Intelligent Lighting Control
While motion sensors were a step forward, AI-powered lighting takes it to another level. These systems can sync with employee schedules, analyze occupancy patterns over time, and integrate with daylight harvesting sensors that measure the amount of natural light entering a space. The system can then dim the artificial lights precisely to maintain a consistent, optimal light level, reducing electricity use without anyone noticing the change.
Manufacturing and Industrial Processes
In a factory setting, AI can have a profound impact. It can analyze the energy consumption of individual machines, identifying which ones are the least efficient. It can optimize production schedules to run the most energy-intensive equipment during off-peak hours and identify wasteful idle periods where machinery can be powered down without affecting output.
Data Center Optimization
Data centers are notoriously energy-hungry, with a significant portion of their power consumption dedicated not to computing, but to cooling. Google famously pioneered the use of its DeepMind AI to manage data center cooling, resulting in energy savings of up to 40% in that area. The AI continuously adjusts cooling configurations—manipulating fans, cooling units, and windows—to respond to the dynamic thermal load of the servers, achieving a level of efficiency impossible for humans to replicate.
Getting Started: Your Roadmap to AI-Powered Efficiency
Implementing an AI energy solution is a manageable process that can be broken down into clear, strategic steps.
Step 1: The Energy Audit and Data Collection
You cannot optimize what you do not measure. The first step is to establish a clear baseline of your current energy consumption. This involves gathering historical utility bills and, most importantly, installing smart meters and IoT sensors to collect granular, real-time data on energy use throughout your facility. This data is the fuel for any AI engine.

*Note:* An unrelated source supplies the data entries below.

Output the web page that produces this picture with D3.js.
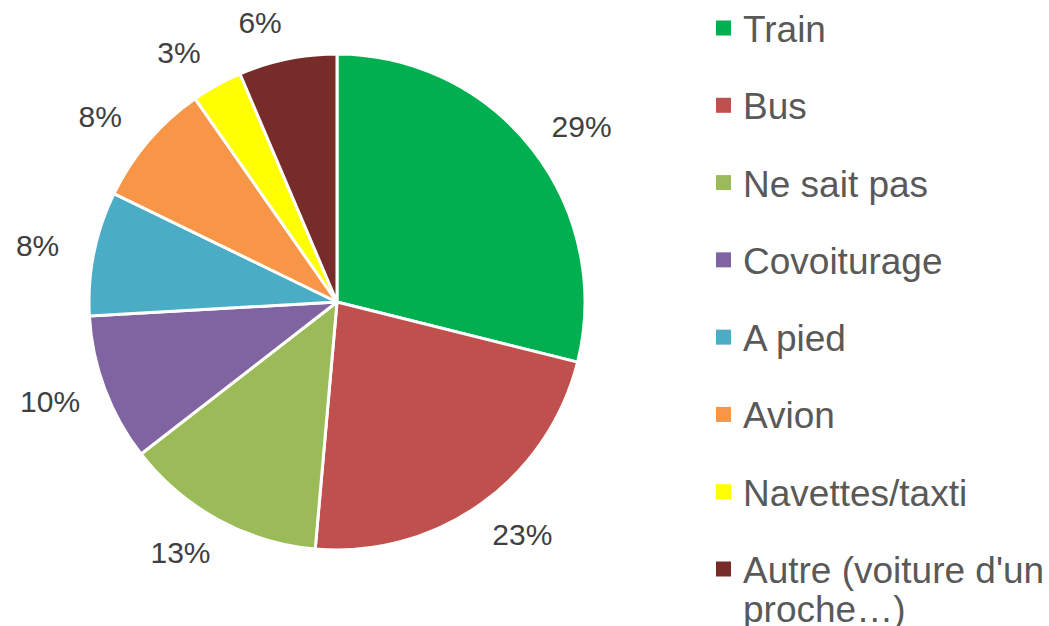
<!DOCTYPE html>
<html>
<head>
<meta charset="utf-8">
<script src="https://cdn.jsdelivr.net/npm/d3@7"></script>
<style>
	body { margin: 0; background: #fff; }
	svg { display: block; font-family: "Liberation Sans", Arial, sans-serif; }
</style>
</head>
<body>
<div id="wrapper"></div>
<script>
// Data
const categories = ['Train', 'Bus', 'Ne sait pas', 'Covoiturage', 'A pied', 'Avion', 'Navettes/taxti', "Autre (voiture d'un proche…)"]
const values = [28.9, 22.5, 13.1, 9.6, 8.1, 8.1, 3.3, 6.4]
const pctLabels = ['29%', '23%', '13%', '10%', '8%', '8%', '3%', '6%']
const colors = ['#00B050', '#C0504D', '#9BBB59', '#8064A2', '#4BACC6', '#F79646', '#FFFF00', '#772C2A']
const legendLines = [['Train'], ['Bus'], ['Ne sait pas'], ['Covoiturage'], ['A pied'], ['Avion'], ['Navettes/taxti'], ["Autre (voiture d'un", 'proche…)']]

function drawPie() {
	const dimensions = {
		width: 1049,
		height: 626,
		cx: 337,
		cy: 302,
		radius: 248
	}

	const wrapper = d3.select('#wrapper')
		.append('svg')
			.attr('width', dimensions.width)
			.attr('height', dimensions.height)

	const bounds = wrapper.append('g')
		.attr('transform', `translate(${dimensions.cx}, ${dimensions.cy})`)

	const rows = categories.map((c, i) => ({
		name: c,
		value: values[i],
		label: pctLabels[i],
		color: colors[i]
	}))

	const pie = d3.pie()
		.value(d => d.value)
		.sort(null)

	const arc = d3.arc()
		.innerRadius(0)
		.outerRadius(dimensions.radius)

	const arcs = pie(rows)

	// Slices
	bounds.selectAll('path')
		.data(arcs)
		.join('path')
			.attr('d', arc)
			.attr('fill', d => d.data.color)
			.attr('stroke', '#fff')
			.attr('stroke-width', 3)
			.attr('stroke-linejoin', 'round')

	// Percentage labels, outside end
	const labelR = 285
	const colorScale = d3.scaleOrdinal().domain(categories).range(colors)
	bounds.selectAll('text.pct')
		.data(arcs)
		.join('text')
			.attr('class', 'pct')
			.attr('x', d => {
				const a = (d.startAngle + d.endAngle) / 2
				return labelR * Math.sin(a) + Math.sign(Math.sin(a)) * 20
			})
			.attr('y', d => {
				const a = (d.startAngle + d.endAngle) / 2
				return -labelR * Math.cos(a)
			})
			.attr('text-anchor', 'middle')
			.attr('dominant-baseline', 'central')
			.attr('font-size', '30px')
			.attr('fill', '#404040')
			.text(d => d.data.label)

	// Legend
	const legendY = d3.scalePoint()
		.domain(categories)
		.range([28, 569])

	const legend = wrapper.append('g')
		.selectAll('g')
		.data(categories)
		.join('g')
			.attr('transform', d => `translate(716, ${legendY(d)})`)

	legend.append('rect')
		.attr('x', 0)
		.attr('y', -7.5)
		.attr('width', 15)
		.attr('height', 15)
		.attr('fill', d => colorScale(d))

	legend.append('text')
		.attr('x', 27)
		.attr('y', 14)
		.attr('font-size', '37px')
		.attr('fill', '#595959')
		.selectAll('tspan')
		.data((d, i) => legendLines[i])
		.join('tspan')
			.attr('x', 27)
			.attr('dy', (d, i) => i === 0 ? 0 : 39)
			.text(d => d)
}
drawPie()
</script>
</body>
</html>
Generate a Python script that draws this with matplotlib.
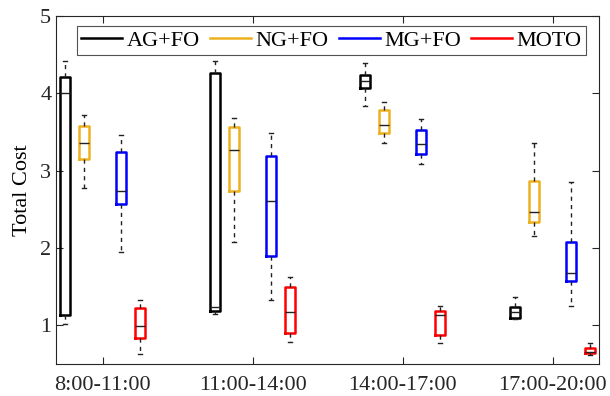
import numpy as np
import matplotlib.pyplot as plt

plt.rcParams['font.family'] = ['Liberation Serif', 'DejaVu Serif']

periods = ['8:00-11:00', '11:00-14:00', '14:00-17:00', '17:00-20:00']
methods = ['AG+FO', 'NG+FO', 'MG+FO', 'MOTO']
colors = ['#000000', '#EDB120', '#0000FF', '#FF0000']

# five-number summaries per method, one value per period
# (lower whisker, q1, median, q3, upper whisker)
ag_lo  = [1.02, 1.15, 3.84, 1.08]
ag_q1  = [1.13, 1.19, 4.07, 1.10]
ag_med = [4.00, 1.23, 4.16, 1.17]
ag_q3  = [4.21, 4.26, 4.24, 1.23]
ag_hi  = [4.41, 4.41, 4.39, 1.36]

ng_lo  = [2.78, 2.08, 3.36, 2.15]
ng_q1  = [3.15, 2.73, 3.48, 2.34]
ng_med = [3.35, 3.27, 3.59, 2.46]
ng_q3  = [3.58, 3.56, 3.78, 2.87]
ng_hi  = [3.72, 3.68, 3.88, 3.35]

mg_lo  = [1.95, 1.32, 3.09, 1.25]
mg_q1  = [2.57, 1.90, 3.22, 1.57]
mg_med = [2.74, 2.60, 3.34, 1.67]
mg_q3  = [3.24, 3.19, 3.53, 2.08]
mg_hi  = [3.46, 3.49, 3.67, 2.85]

mo_lo  = [0.63, 0.78, 0.77, 0.62]
mo_q1  = [0.83, 0.90, 0.88, 0.64]
mo_med = [0.99, 1.17, 1.13, 0.66]
mo_q3  = [1.22, 1.50, 1.19, 0.70]
mo_hi  = [1.32, 1.63, 1.25, 0.77]

summaries = [
    (ag_lo, ag_q1, ag_med, ag_q3, ag_hi),
    (ng_lo, ng_q1, ng_med, ng_q3, ng_hi),
    (mg_lo, mg_q1, mg_med, mg_q3, mg_hi),
    (mo_lo, mo_q1, mo_med, mo_q3, mo_hi),
]
offsets = [-0.25, -0.125, 0.125, 0.25]

fig = plt.figure(figsize=(6.1, 3.96), dpi=100)
ax = fig.add_axes([0.092, 0.081, 0.890, 0.879])

x = np.arange(1, len(periods) + 1)
for (lo, q1, med, q3, hi), off, col, name in zip(summaries, offsets, colors, methods):
    stats = [dict(whislo=lo[i], q1=q1[i], med=med[i], q3=q3[i], whishi=hi[i], fliers=[])
             for i in range(len(periods))]
    ax.bxp(stats, positions=x + off, widths=0.067, capwidths=0.025,
           showfliers=False, manage_ticks=False,
           boxprops=dict(color=col, linewidth=1.8),
           medianprops=dict(color='#222222', linewidth=1.0),
           whiskerprops=dict(color='#222222', linewidth=1.0, linestyle=(0, (3, 3))),
           capprops=dict(color='#222222', linewidth=1.0))
    ax.plot([], [], color=col, linewidth=1.8, label=name)

ax.set_xlim(0.69, 4.31)
ax.set_ylim(0.5, 5)
ax.set_xticks(x)
ax.set_xticklabels(periods)
ax.set_yticks([1, 2, 3, 4, 5])
ax.set_ylabel('Total Cost', fontsize=16, labelpad=6)
ax.tick_params(direction='in', top=True, right=True, labelsize=16, length=5,
               color='#262626', labelcolor='#262626')
ax.tick_params(axis='x', pad=9)
for s in ax.spines.values():
    s.set_color('#262626')
    s.set_linewidth(0.8)

leg = ax.legend(loc='upper center', ncol=4, fontsize=16, frameon=True, fancybox=False,
                edgecolor='#262626', handlelength=1.85, handletextpad=0.2,
                columnspacing=0.45, borderpad=0.2, borderaxespad=0,
                bbox_to_anchor=(0.507, 0.971))
leg.get_frame().set_linewidth(0.8)

fig.savefig('out.png', dpi=100)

Step 2: Choosing the Right AI Platform
The market offers a range of options, from comprehensive, off-the-shelf platforms offered by industrial giants like Siemens, Honeywell, and Schneider Electric to more specialized solutions from innovative AI startups. When evaluating platforms, consider their ability to integrate with your existing Building Management System (BMS), their scalability, and the clarity of their user interface and reporting dashboards.
Step 3: Pilot Program and Integration
It is wise to begin with a pilot project to prove the concept and demonstrate ROI. You might focus on a single floor, a specific building, or one production line. This allows you to work out any integration challenges on a smaller scale and build a strong business case for a wider rollout.
Step 4: Scaling and Continuous Improvement
Once the pilot has proven successful, the solution can be scaled across the organization. A key benefit of AI is that its models are not static; they continuously learn from new data. This means the system gets smarter and more efficient over time, leading to compounding savings and ever-improving performance.
The Future is Efficient
As businesses navigate an increasingly complex and competitive world, operational efficiency is paramount. AI-driven energy optimization has moved from a futuristic concept to a practical, proven technology that delivers tangible financial and environmental benefits. By harnessing the power of predictive analytics and intelligent automation, companies can gain a critical advantage, transforming a major cost center into a source of strategic value and resilience. The journey begins with data, but it ends with a smarter, leaner, and more sustainable business.